The stick that stirs the fire

Let’s look at this well-known quote from Ramana Maharshi’s pamphlet Who Am I?

The thought ‘who am I?’ will destroy all other thoughts, and like the stick used for stirring the burning pyre, will itself in the end get destroyed.

There are two separate ideas in this statement:

1. A thought exists which, when you think it, destroys your mind.

2. That thought will also get destroyed.

The second idea gets most of the attention in this quote because of the vivid metaphor of the stick that stirs the fire. Note that this metaphor mainly describes the second idea, not the first.

But the first idea is the important one:

By thinking a particular thought, you can destroy your mind.

That’s actually pretty scary, isn’t it? That thought should come with a red label:

Warning! If you think this thought, your mind will get destroyed!

That thought is like a song that destroys your vocal cords when you sing it.

Like a photograph that destroys your eyes when you see it.

Like somebody who destroys your heart when you fall in love with them (aren’t there about a million songs where that happens)?

Like a program that destroys a computer when the computer runs it.

That last metaphor about the computer is a common trope in science-fiction. The computer says “does not compute,” explodes, and expires in a cloud of smoke. It’s like a Windows blue screen of death on steroids. Wikipedia has a page about this trope called “Does Not Compute.” According to Wikipedia, it was probably invented by science-fiction author Isaac Asimov in 1941.

Lethal computer programs are not just science fiction. I once saw something like this happen. I wrote a program that caused a component inside my computer to burn out. There was an audible crack! as an unseen spark jumped inside the computer case; then a small cloud of smoke; and then my Hercules VGA graphics card was dead forever. Apparently I had mis-programmed registers on the card so it overheated and shorted out. This was in the 1980s. Hopefully graphics cards are more self-protective nowadays.

On second thought, maybe it was the monitor that got destroyed, not the graphics card. This is the downside of getting old; I can’t remember anything.

Another thing I wish I could remember is the upside of getting old.

But enough rambling around. Here we are at last at the main point of this article. Somebody said here the other day that he couldn’t figure out the point of one of my posts. To prevent that from happening again, I’ll be explicit:

The point of this post is to explain, “What is this thought that destroys your mind when you think it?”

First, we must understand that this thought isn’t really a thought in the ordinary sense of the word ‘thought’. Ramana’s translators use the word ‘thought’ for every possible kind of mental event, process, or activity.

This “thought” is really a mental process or activity.

Second, “who am I?” sounds like a question. But this “thought” isn’t a question. It’s an activity that answers the question.

How do we answer this question? In the most obvious way. By looking at “I” and seeing what it is.
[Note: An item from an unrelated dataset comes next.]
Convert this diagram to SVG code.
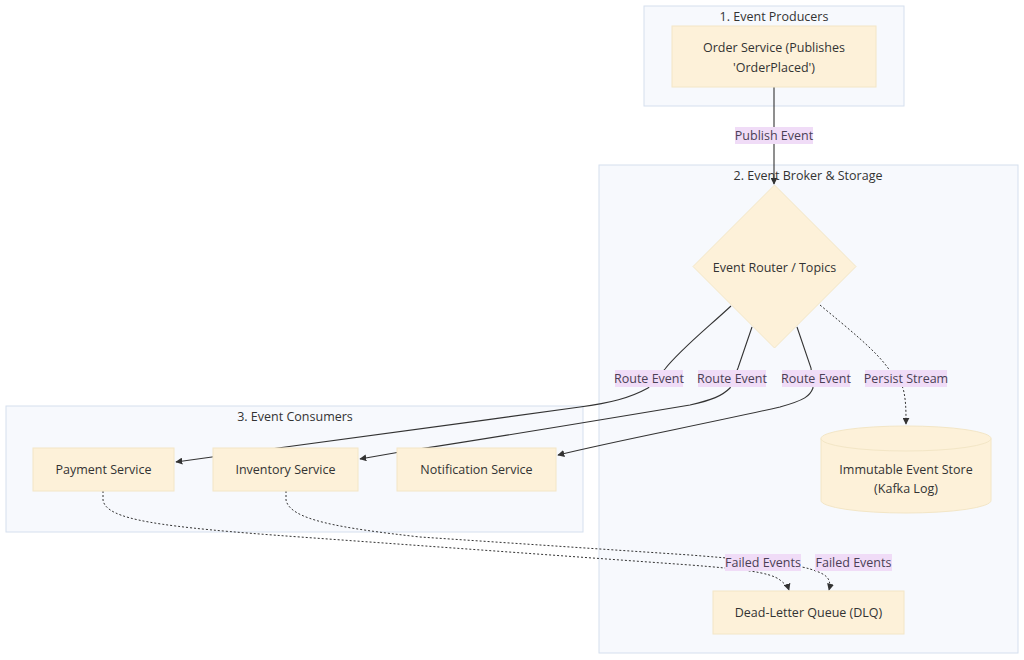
<svg xmlns="http://www.w3.org/2000/svg" width="1024" height="660" viewBox="0 0 1024 660">
<style>
text{font-family:"Open Sans","Liberation Sans",sans-serif;font-size:12.5px;fill:#333;text-anchor:middle;dominant-baseline:central}
.cluster{fill:#f7f9fd;stroke:#d5dfee;stroke-width:1}
.node{fill:#fdf1d9;stroke:#f3e6c6;stroke-width:1}
.edge{fill:none;stroke:#333;stroke-width:1.1}
.dot{stroke-dasharray:2 2;stroke-width:1}
.lbg{fill:#f0dcf7}
.lt{fill:#4a3f55}
</style>
<defs>
<marker id="ah" viewBox="0 0 10 10" refX="9" refY="5" markerWidth="7" markerHeight="7" orient="auto" markerUnits="userSpaceOnUse">
<path d="M0,0 L10,5 L0,10 z" fill="#333"/>
</marker>
</defs>
<g id="cluster-producers"><rect class="cluster" x="644" y="6" width="260" height="100"/><text x="774" y="16">1. Event Producers</text></g>
<g id="cluster-broker"><rect class="cluster" x="599" y="165" width="419" height="488"/><text x="808" y="175">2. Event Broker &amp; Storage</text></g>
<g id="cluster-consumers"><rect class="cluster" x="6" y="406" width="577" height="126"/><text x="295" y="416">3. Event Consumers</text></g>

<g id="connectors">
<path class="edge" d="M774,87 L774,184" marker-end="url(#ah)"/>
<path class="edge" d="M731,306 C705,330 680,350 665,369 L648,388 C630,398 610,403 580,407 C450,425 300,445 212,457 L176,462" marker-end="url(#ah)"/>
<path class="edge" d="M752,327 L738,368 L730,388 C722,396 712,400 690,405 C600,420 480,440 400,452 L360,459" marker-end="url(#ah)"/>
<path class="edge" d="M797,327 L811,368 L813,388 C810,396 805,400 780,407 C700,425 620,440 558,455" marker-end="url(#ah)"/>
<path class="edge dot" d="M820,305 C850,330 875,350 888,368 L903,388 C906,400 906,410 906,424" marker-end="url(#ah)"/>
<path class="edge dot" d="M103,491 L103,500 C106,520 160,527 300,537 L690,565 C740,569 770,572 780,580 C785,584 788,587 789,590" marker-end="url(#ah)"/>
<path class="edge dot" d="M286,491 L286,500 C290,520 340,528 420,537 L690,555 C740,559 790,563 810,569 C826,574 832,578 829,590" marker-end="url(#ah)"/>
</g>

<g id="edge-labels">
<g id="lbl-publish"><rect class="lbg" x="735" y="127" width="78" height="17"/><text class="lt" x="774" y="135.5">Publish Event</text></g>
<g id="lbl-route1"><rect class="lbg" x="615" y="370" width="68" height="17"/><text class="lt" x="649" y="378.5">Route Event</text></g>
<g id="lbl-route2"><rect class="lbg" x="698" y="370" width="68" height="17"/><text class="lt" x="732" y="378.5">Route Event</text></g>
<g id="lbl-route3"><rect class="lbg" x="782" y="370" width="68" height="17"/><text class="lt" x="816" y="378.5">Route Event</text></g>
<g id="lbl-persist"><rect class="lbg" x="865" y="370" width="82" height="17"/><text class="lt" x="906" y="378.5">Persist Stream</text></g>
<g id="lbl-failed1"><rect class="lbg" x="725" y="554" width="76" height="17"/><text class="lt" x="763" y="562.5">Failed Events</text></g>
<g id="lbl-failed2"><rect class="lbg" x="815" y="554" width="77" height="17"/><text class="lt" x="853.5" y="562.5">Failed Events</text></g>
</g>

<g id="node-order"><rect class="node" x="672" y="26" width="204" height="61"/><text x="774" y="47">Order Service (Publishes</text><text x="774" y="67">'OrderPlaced')</text></g>
<g id="node-router"><polygon class="node" points="774.5,185 856,266.5 774.5,348 693,266.5"/><text x="774.5" y="267">Event Router / Topics</text></g>
<g id="node-store"><path class="node" d="M821,438.5 a85,12.5 0 0 0 170,0 a85,12.5 0 0 0 -170,0 l0,62 a85,12.5 0 0 0 170,0 l0,-62"/><text x="906" y="469">Immutable Event Store</text><text x="906" y="488">(Kafka Log)</text></g>
<g id="node-payment"><rect class="node" x="33" y="448" width="141" height="43"/><text x="103.5" y="469.5">Payment Service</text></g>
<g id="node-inventory"><rect class="node" x="213" y="448" width="145" height="43"/><text x="285.5" y="469.5">Inventory Service</text></g>
<g id="node-notification"><rect class="node" x="397" y="448" width="159" height="43"/><text x="476.5" y="469.5">Notification Service</text></g>
<g id="node-dlq"><rect class="node" x="713" y="591" width="191" height="43"/><text x="808.5" y="612.5">Dead-Letter Queue (DLQ)</text></g>
</svg>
So here’s what the quotation really means:

Look at yourself to see what you are.

Of course, it’s a little tricky to look at yourself because you can’t look in the ordinary way. But that’s a topic for another day.

According to Ramana, that special kind of looking destroys the mind.

That special kind of looking is called Self-enquiry.

5 thoughts on “The stick that stirs the fire

  1. It’s always very useful to listen to other explanations of what self-inquiry is. Another perspective sometimes make it very vivid for me.
    By the way, I didn’t know that you’re a programmer. I’m, too. I have been thinking that the interest on non-duality is a bit more common in programmer (or geek) type personalities.
    Have you noticed such an correlation?

    1. I agree about listening to explanations from multiple traditions. I’d add that it’s also helpful to listen to people who realized without knowing much if anything about traditions.

      I can’t say much about the correlation because I’ve known only a handful of people who are interested in enlightenment or nonduality. I just counted and I can think of only six. Of the six only one might qualify as geeky or programmerish. But I think the sample is too small to conclude anything from it, sorry.

  2. Two books which discuss the same topic from many different angles, while highlighting crucial distinctions, are Michael James’ “Happiness and the Art of Being” and Michael Langford’s “The Seven Steps to Awakening”.

    Michael James, who spent 8.5 years with Sri Sadhu Om, discusses the practice of self-inquiry – including what it is not – in the tradition of Ramana Maharshi over the course of about 400 immensely readable and not dense pages.

    Michael Langford’s book is one of quotations on similar topics (e.g., increasing the desire for liberation) from the point-of-view of Ramana Maharshi, Annamalai, Vasistha, Sankara, Nisargadatta, Muruganar and Sadhu Om.

    I found the congruence of the teachings to be very effective in convincing me that there was “something real” that each was pointing to, which inspired me to forget about most everything else, which, of course, was a relief.